Hardware is different. Every operation that can be performed in hardware by a chip needs dedicated circuitry. Special casing 0 and 1 means adding at least OR reduction on each operand and a dedicated multiplexer for every bit of the output. Those transistors use power even when they're not in use (leakage power is a huge issue on modern semiconductor processes). They also degrade timing by adding more gates on critical paths through the multipliers. (The timing issue here is that all operations that happen between one flip-flop and another flip-flop need to finish within one clock cycle.) And unless there are whole blocks of 0's and 1's (this does happen in certain neural networks), you typically won't see a direct speedup anyway. In software terms, the matrix multiply is scheduled as many parallel operations that cannot be accelerated much overall by skipping a few operations in some "threads."

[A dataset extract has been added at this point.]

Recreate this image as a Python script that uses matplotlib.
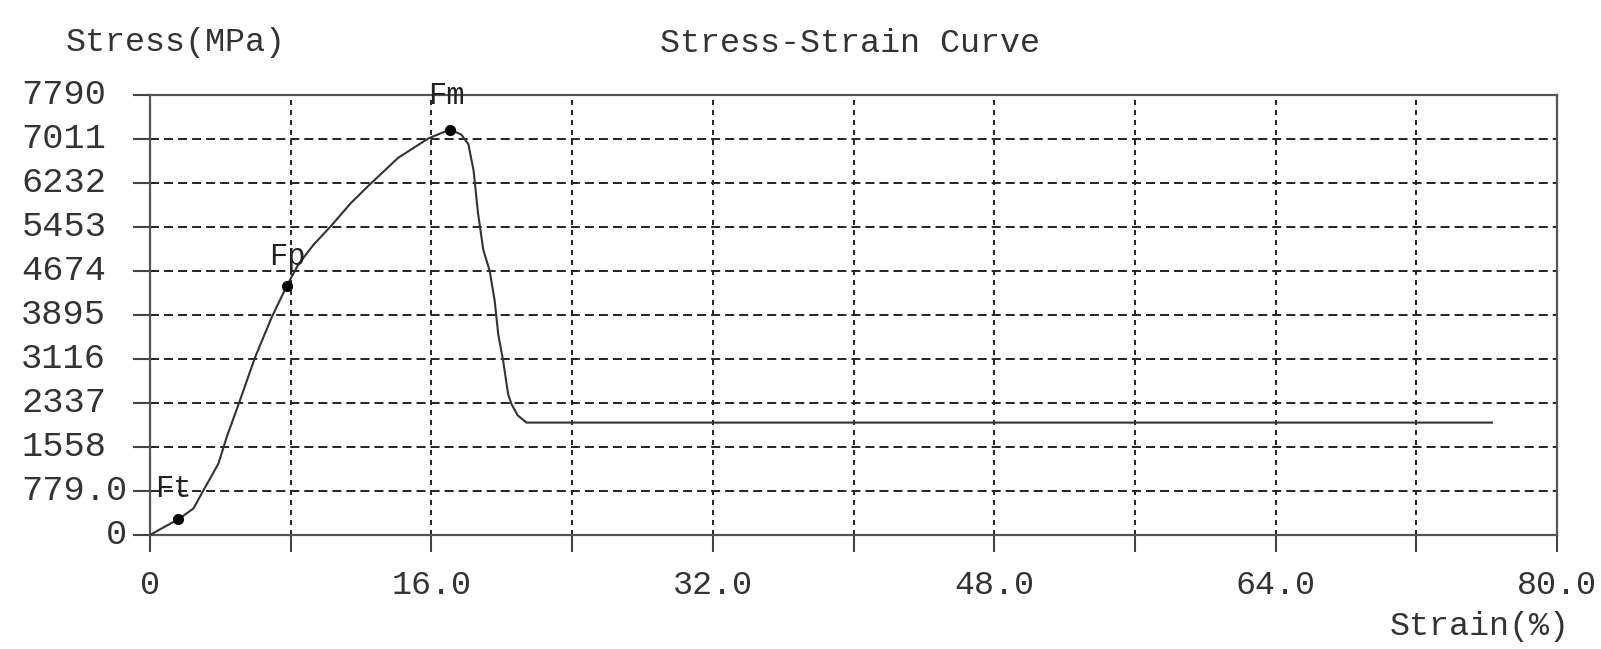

All of this makes zero skipping a nontrivial topic. People do still try to do it but it needs serious consideration as, depending on the application, the case is rarely one-sided.

2 comments

You didn't touch on the most important aspect for cost: die area!

How much die space ($) will that circuitry, that's probably statistically near zero chance for you main customers workload (who has model weight of 0 or 1!?), add. And, if you can stomach the cost, what else could you put there instead?

Weights should not be 0 (at least not frequently) but in a ReLU-based neural network, activations are 0 pretty often. You're absolutely right about die area though.
> near zero chance for you main customers workload

What percent of this hardware is running inference for ReLU models? ;)

Nvidia has added structural sparsity to their GPUs and every time they pull out a flops or tops number, they assume you will use structural sparsity.

The die area argument here makes no sense. Supporting structural sparsity can be done either by duplicating the multipliers with and without the support or you have a single general purpose multiplier that does both, in which case you can have twice as many of them.

Also, in ReLU^2 networks, 90%+ parameters are zero.

> The die area argument here makes no sense.

Any logic you add to the GPU is physical silicon and metal that take up physical space.

> duplicating the multipliers with and without the support or you have a single general purpose multiplier that does both

That would be extra physical logic, which would be extra physical space on the die. "can be done" isn't my point, it's that "doing requires surface area".

I expect the degraded critical path will most likely be worse than a bit of die area. On modern processes you have A LOT of transistors to play with.
Thanks for the detailed explanation, I had no idea about any of this.